## start
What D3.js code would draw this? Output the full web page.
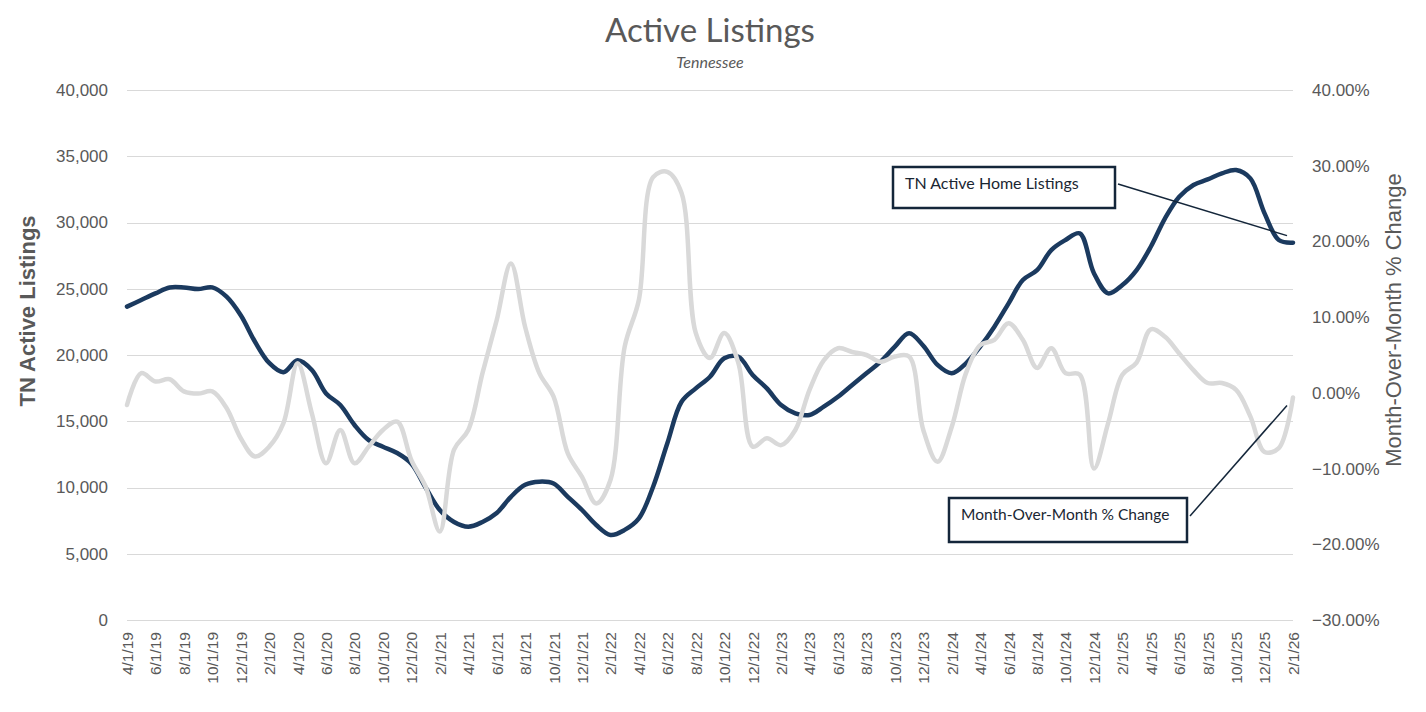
<!DOCTYPE html>
<html>
<head>
<meta charset="utf-8">
<script src="https://cdn.jsdelivr.net/npm/d3@7"></script>
<style>
  body { margin: 0; background: #fff; }
  svg { display: block; }
</style>
</head>
<body>
<svg id="chart" width="1426" height="712"></svg>
<script>
// monthly categories, 4/1/19 .. 2/1/26
let firstMonth = new Date(2019, 3, 1)
let lastMonth = new Date(2026, 1, 1)

// TN active home listings
let listings = [
  23650, 24150, 24650, 25100, 25100, 24980, 25100, 24400, 23000, 21000,
  19400, 18700, 19600, 18870, 17100, 16230, 14720, 13580, 13080, 12600,
  11800, 10000, 8300, 7400, 7040, 7400, 8070, 9300, 10200, 10440,
  10300, 9300, 8300, 7170, 6420, 6800, 7670, 10060, 13340, 16470,
  17480, 18360, 19750, 19870, 18490, 17480, 16230, 15600, 15470, 16100,
  16850, 17740, 18620, 19500, 20630, 21640, 20700, 19250, 18620, 19370,
  20630, 22140, 23900, 25660, 26400, 27920, 28680, 29180, 26170, 24650,
  25280, 26410, 28170, 30310, 31940, 32830, 33250, 33710, 33960, 33330,
  30690, 28680, 28480
]

// month-over-month % change
let momChange = [
  -1.6, 2.6, 1.5, 1.8, 0.2, -0.1, 0.2, -2.0, -6.0, -8.4,
  -7.1, -4.0, 3.9, -2.7, -9.3, -4.9, -9.3, -7.1, -4.9, -3.8,
  -8.9, -12.4, -18.3, -7.5, -4.9, 2.6, 9.6, 17.1, 8.7, 2.6,
  -0.5, -8.0, -11.1, -14.6, -11.5, 6.1, 12.3, 28.5, 29.2, 26.4,
  7.9, 4.6, 7.9, 3.9, -7.1, -6.0, -6.9, -4.9, 0.4, 4.3,
  5.9, 5.4, 5.0, 4.1, 4.8, 4.8, -4.9, -9.1, -4.5, 2.6,
  6.3, 7.0, 9.2, 7.0, 3.3, 5.9, 2.6, 2.4, -10.0, -4.0,
  2.4, 4.0, 8.4, 7.4, 5.2, 3.0, 1.3, 1.3, 0.4, -3.1,
  -7.8, -7.3, -0.6
]

let leftTicks = [0, 5000, 10000, 15000, 20000, 25000, 30000, 35000, 40000]
let rightTicks = [-0.3, -0.2, -0.1, 0, 0.1, 0.2, 0.3, 0.4]

let months = d3.timeMonth.range(firstMonth, d3.timeMonth.offset(lastMonth, 1))
let fmtDate = d3.timeFormat('%-m/%-d/%y')
let labels = months.map(fmtDate)

let svg = d3.select('#chart')
let grey = '#595959'
let navy = '#1b3a5f'

let plotL = 127, plotR = 1293, plotT = 90, plotB = 620

let x = d3.scalePoint()
          .domain(labels)
          .range([plotL, plotR])
let yLeft = d3.scaleLinear().domain([0, 40000]).range([plotB, plotT])
let yRight = d3.scaleLinear().domain([-0.3, 0.4]).range([plotB, plotT])

svg.append('rect').attr('width', 1426).attr('height', 712).attr('fill', '#fff')

// gridlines
svg.append('g')
   .selectAll('line')
   .data(leftTicks)
   .enter()
   .append('line')
   .attr('x1', plotL)
   .attr('x2', plotR)
   .attr('y1', (d)=> Math.round(yLeft(d)) + 0.5)
   .attr('y2', (d)=> Math.round(yLeft(d)) + 0.5)
   .attr('stroke', '#d9d9d9')
   .attr('stroke-width', 1)

// left axis
let leftAxis = svg.append('g')
   .attr('transform', 'translate(' + plotL + ',0)')
   .call(d3.axisLeft(yLeft).tickValues(leftTicks).tickSize(0).tickPadding(19).tickFormat(d3.format(',')))
leftAxis.select('.domain').remove()
leftAxis.selectAll('text')
   .attr('fill', grey)
   .style('font-family', '"Liberation Sans", Arial, sans-serif')
   .style('font-size', '17px')

// right axis
let rightAxis = svg.append('g')
   .attr('transform', 'translate(' + plotR + ',0)')
   .call(d3.axisRight(yRight).tickValues(rightTicks).tickSize(0).tickPadding(19).tickFormat(d3.format('.2%')))
rightAxis.select('.domain').remove()
rightAxis.selectAll('text')
   .attr('fill', grey)
   .style('font-family', '"Liberation Sans", Arial, sans-serif')
   .style('font-size', '17px')

// bottom axis, every second month
let bottomAxis = svg.append('g')
   .attr('transform', 'translate(0,' + plotB + ')')
   .call(d3.axisBottom(x).tickValues(labels.filter((d, i)=> i % 2 === 0)).tickSize(0))
bottomAxis.select('.domain').remove()
bottomAxis.selectAll('text')
   .attr('fill', grey)
   .attr('transform', 'rotate(-90)')
   .attr('x', -12)
   .attr('y', 0)
   .attr('dy', '0.35em')
   .attr('text-anchor', 'end')
   .style('font-family', '"Liberation Sans", Arial, sans-serif')
   .style('font-size', '15.5px')

// lines
let listingLine = d3.line()
   .x((d, i)=> x(labels[i]))
   .y((d)=> yLeft(d))
   .curve(d3.curveCatmullRom.alpha(0.5))

let momLine = d3.line()
   .x((d, i)=> x(labels[i]))
   .y((d)=> yRight(d / 100))
   .curve(d3.curveCatmullRom.alpha(0.5))

svg.append('path')
   .datum(listings)
   .attr('d', listingLine)
   .attr('fill', 'none')
   .attr('stroke', navy)
   .attr('stroke-width', 4.5)
   .attr('stroke-linejoin', 'round')
   .attr('stroke-linecap', 'round')

svg.append('path')
   .datum(momChange)
   .attr('d', momLine)
   .attr('fill', 'none')
   .attr('stroke', '#d9d9d9')
   .attr('stroke-width', 4.5)
   .attr('stroke-linejoin', 'round')
   .attr('stroke-linecap', 'round')

// titles
svg.append('text')
   .attr('x', 710).attr('y', 42)
   .attr('text-anchor', 'middle')
   .attr('fill', grey)
   .style('font-family', 'Lato, "Open Sans", sans-serif')
   .style('font-size', '33px')
   .text('Active Listings')

svg.append('text')
   .attr('x', 710).attr('y', 68)
   .attr('text-anchor', 'middle')
   .attr('fill', grey)
   .style('font-family', 'Lato, "Open Sans", sans-serif')
   .style('font-style', 'italic')
   .style('font-size', '16px')
   .text('Tennessee')

svg.append('text')
   .attr('transform', 'translate(35,311) rotate(-90)')
   .attr('text-anchor', 'middle')
   .attr('fill', grey)
   .style('font-family', '"Liberation Sans", Arial, sans-serif')
   .style('font-weight', 'bold')
   .style('font-size', '22px')
   .text('TN Active Listings')

svg.append('text')
   .attr('transform', 'translate(1401,320) rotate(-90)')
   .attr('text-anchor', 'middle')
   .attr('fill', grey)
   .style('font-family', '"Liberation Sans", Arial, sans-serif')
   .style('font-size', '22px')
   .text('Month-Over-Month % Change')

// callouts
let last = labels.length - 1
let callouts = [
  {text: 'TN Active Home Listings', x: 893, y: 167, w: 222, h: 41, size: 16,
   from: [1118, 184], to: [x(labels[last]) - 6, yLeft(listings[last]) - 7]},
  {text: 'Month-Over-Month % Change', x: 949, y: 498, w: 238, h: 44, size: 15.5,
   from: [1190, 516], to: [x(labels[last]) - 6, yRight(momChange[last] / 100) + 8]}
]

callouts.forEach((c)=>{
  svg.append('line')
     .attr('x1', c.from[0]).attr('y1', c.from[1])
     .attr('x2', c.to[0]).attr('y2', c.to[1])
     .attr('stroke', '#14263a')
     .attr('stroke-width', 1.5)
  svg.append('rect')
     .attr('x', c.x).attr('y', c.y)
     .attr('width', c.w).attr('height', c.h)
     .attr('fill', '#fff')
     .attr('stroke', '#14263a')
     .attr('stroke-width', 2.5)
  svg.append('text')
     .attr('x', c.x + 12).attr('y', c.y + 22)
     .attr('fill', '#1a2632')
     .style('font-family', 'Lato, "Open Sans", sans-serif')
     .style('font-size', c.size + 'px')
     .text(c.text)
})
</script>
</body>
</html>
## end
Pictures excluded, repeat exactly the lines from the top of the material through the line with "let lastMonth = new Date(2026, 1, 1)", including both of those lines.

What D3.js code would draw this? Output the full web page.
<!DOCTYPE html>
<html>
<head>
<meta charset="utf-8">
<script src="https://cdn.jsdelivr.net/npm/d3@7"></script>
<style>
  body { margin: 0; background: #fff; }
  svg { display: block; }
</style>
</head>
<body>
<svg id="chart" width="1426" height="712"></svg>
<script>
// monthly categories, 4/1/19 .. 2/1/26
let firstMonth = new Date(2019, 3, 1)
let lastMonth = new Date(2026, 1, 1)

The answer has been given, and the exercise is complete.